- **SUPPLIED INFORMATION**:
....
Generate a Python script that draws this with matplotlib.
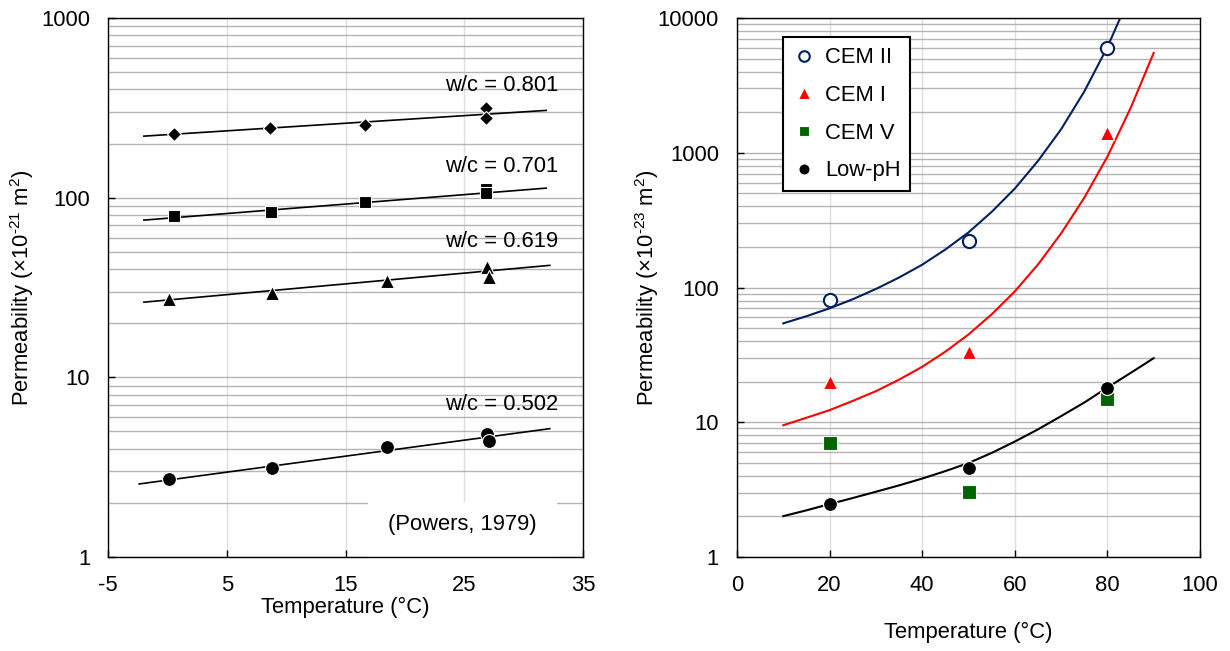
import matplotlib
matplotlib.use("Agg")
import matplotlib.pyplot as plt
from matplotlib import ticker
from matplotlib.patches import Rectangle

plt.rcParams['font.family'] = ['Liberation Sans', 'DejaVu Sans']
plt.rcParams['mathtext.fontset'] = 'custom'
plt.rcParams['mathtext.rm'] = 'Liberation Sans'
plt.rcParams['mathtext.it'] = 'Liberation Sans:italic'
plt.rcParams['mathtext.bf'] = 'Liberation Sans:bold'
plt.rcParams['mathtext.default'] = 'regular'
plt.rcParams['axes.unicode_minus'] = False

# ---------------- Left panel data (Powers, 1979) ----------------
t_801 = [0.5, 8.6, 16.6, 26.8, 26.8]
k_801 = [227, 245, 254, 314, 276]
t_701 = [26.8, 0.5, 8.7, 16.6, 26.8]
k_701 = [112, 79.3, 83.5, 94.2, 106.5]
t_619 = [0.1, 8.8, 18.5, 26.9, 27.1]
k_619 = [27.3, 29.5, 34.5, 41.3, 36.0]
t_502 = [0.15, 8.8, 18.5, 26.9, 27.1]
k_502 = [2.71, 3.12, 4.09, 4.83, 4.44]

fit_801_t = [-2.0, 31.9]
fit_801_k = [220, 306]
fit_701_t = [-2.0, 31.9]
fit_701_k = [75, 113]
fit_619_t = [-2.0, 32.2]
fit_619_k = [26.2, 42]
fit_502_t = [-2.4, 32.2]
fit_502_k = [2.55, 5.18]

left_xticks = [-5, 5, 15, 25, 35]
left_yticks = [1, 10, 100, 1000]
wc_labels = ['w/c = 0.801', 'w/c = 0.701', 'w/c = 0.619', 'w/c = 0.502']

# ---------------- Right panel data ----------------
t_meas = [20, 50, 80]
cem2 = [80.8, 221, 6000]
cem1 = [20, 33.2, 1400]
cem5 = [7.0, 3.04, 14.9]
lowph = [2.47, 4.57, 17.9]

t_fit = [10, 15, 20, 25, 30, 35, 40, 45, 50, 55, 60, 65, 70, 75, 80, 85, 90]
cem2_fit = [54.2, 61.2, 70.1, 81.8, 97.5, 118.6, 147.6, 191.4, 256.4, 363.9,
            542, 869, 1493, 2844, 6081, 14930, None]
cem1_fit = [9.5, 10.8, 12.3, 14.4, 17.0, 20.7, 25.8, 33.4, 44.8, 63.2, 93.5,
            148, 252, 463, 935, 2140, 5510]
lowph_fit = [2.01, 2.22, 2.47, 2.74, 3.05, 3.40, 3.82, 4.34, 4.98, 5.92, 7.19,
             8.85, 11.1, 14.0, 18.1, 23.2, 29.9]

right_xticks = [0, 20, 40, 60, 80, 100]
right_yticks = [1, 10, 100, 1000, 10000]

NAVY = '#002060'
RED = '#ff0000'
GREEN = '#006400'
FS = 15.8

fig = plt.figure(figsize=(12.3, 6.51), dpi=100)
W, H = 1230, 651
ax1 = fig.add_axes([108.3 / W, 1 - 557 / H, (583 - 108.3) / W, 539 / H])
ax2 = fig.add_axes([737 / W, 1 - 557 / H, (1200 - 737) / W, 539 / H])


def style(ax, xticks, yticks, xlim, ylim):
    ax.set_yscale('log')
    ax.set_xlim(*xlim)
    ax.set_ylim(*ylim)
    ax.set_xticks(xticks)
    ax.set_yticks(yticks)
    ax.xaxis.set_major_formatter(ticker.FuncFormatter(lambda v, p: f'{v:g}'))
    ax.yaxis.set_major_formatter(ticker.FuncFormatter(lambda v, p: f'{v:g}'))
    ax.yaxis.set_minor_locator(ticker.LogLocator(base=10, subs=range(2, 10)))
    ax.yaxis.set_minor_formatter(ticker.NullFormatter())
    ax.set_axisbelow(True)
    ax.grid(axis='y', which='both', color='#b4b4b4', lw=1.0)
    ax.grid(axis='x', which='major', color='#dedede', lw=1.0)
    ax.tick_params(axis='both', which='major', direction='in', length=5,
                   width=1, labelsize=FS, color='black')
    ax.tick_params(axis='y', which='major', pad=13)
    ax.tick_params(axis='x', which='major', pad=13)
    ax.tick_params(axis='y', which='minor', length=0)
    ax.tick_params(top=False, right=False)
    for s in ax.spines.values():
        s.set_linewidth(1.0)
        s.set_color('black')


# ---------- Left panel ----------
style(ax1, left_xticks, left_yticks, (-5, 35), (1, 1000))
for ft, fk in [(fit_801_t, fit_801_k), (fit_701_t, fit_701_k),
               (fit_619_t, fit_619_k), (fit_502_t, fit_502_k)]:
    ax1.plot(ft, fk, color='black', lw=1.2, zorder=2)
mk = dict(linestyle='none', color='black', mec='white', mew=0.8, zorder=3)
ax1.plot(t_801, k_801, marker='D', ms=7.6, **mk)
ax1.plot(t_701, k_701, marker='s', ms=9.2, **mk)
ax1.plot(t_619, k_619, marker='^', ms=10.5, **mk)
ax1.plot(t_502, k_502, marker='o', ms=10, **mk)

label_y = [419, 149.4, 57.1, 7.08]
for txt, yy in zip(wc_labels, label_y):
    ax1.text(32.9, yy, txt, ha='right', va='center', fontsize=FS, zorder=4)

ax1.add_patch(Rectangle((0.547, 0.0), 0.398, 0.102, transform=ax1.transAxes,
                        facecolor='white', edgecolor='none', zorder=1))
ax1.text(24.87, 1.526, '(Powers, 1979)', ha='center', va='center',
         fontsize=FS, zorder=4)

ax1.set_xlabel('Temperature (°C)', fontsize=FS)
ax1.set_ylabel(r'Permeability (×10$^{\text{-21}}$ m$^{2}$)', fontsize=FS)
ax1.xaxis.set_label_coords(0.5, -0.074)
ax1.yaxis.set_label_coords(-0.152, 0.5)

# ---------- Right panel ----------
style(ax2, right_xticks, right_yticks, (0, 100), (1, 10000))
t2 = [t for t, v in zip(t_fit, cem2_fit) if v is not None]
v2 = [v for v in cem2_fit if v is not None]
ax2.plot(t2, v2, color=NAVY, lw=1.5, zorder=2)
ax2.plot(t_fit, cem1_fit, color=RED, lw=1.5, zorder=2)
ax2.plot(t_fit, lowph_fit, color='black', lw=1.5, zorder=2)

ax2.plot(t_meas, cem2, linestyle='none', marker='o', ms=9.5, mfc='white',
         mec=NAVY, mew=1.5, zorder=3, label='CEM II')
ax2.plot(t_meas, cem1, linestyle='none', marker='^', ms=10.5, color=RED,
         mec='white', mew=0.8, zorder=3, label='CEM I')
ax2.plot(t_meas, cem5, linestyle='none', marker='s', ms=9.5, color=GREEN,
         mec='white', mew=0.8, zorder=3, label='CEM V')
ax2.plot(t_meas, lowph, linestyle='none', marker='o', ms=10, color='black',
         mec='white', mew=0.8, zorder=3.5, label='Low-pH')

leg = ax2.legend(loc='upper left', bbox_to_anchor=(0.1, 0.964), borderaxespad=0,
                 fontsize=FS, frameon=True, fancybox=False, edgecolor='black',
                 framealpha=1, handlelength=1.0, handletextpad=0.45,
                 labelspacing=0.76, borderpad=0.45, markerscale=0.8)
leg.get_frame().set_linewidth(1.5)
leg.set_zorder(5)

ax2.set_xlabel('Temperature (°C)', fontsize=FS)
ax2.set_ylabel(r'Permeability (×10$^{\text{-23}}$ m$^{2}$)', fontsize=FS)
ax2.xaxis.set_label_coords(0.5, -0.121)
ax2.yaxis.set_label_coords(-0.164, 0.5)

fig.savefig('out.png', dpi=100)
....
From the first line above down to the line with "k_502 = [2.71, 3.12, 4.09, 4.83, 4.44]", reproduce every line and no others, omitting pictures.

Generate a Python script that draws this with matplotlib.
import matplotlib
matplotlib.use("Agg")
import matplotlib.pyplot as plt
from matplotlib import ticker
from matplotlib.patches import Rectangle

plt.rcParams['font.family'] = ['Liberation Sans', 'DejaVu Sans']
plt.rcParams['mathtext.fontset'] = 'custom'
plt.rcParams['mathtext.rm'] = 'Liberation Sans'
plt.rcParams['mathtext.it'] = 'Liberation Sans:italic'
plt.rcParams['mathtext.bf'] = 'Liberation Sans:bold'
plt.rcParams['mathtext.default'] = 'regular'
plt.rcParams['axes.unicode_minus'] = False

# ---------------- Left panel data (Powers, 1979) ----------------
t_801 = [0.5, 8.6, 16.6, 26.8, 26.8]
k_801 = [227, 245, 254, 314, 276]
t_701 = [26.8, 0.5, 8.7, 16.6, 26.8]
k_701 = [112, 79.3, 83.5, 94.2, 106.5]
t_619 = [0.1, 8.8, 18.5, 26.9, 27.1]
k_619 = [27.3, 29.5, 34.5, 41.3, 36.0]
t_502 = [0.15, 8.8, 18.5, 26.9, 27.1]
k_502 = [2.71, 3.12, 4.09, 4.83, 4.44]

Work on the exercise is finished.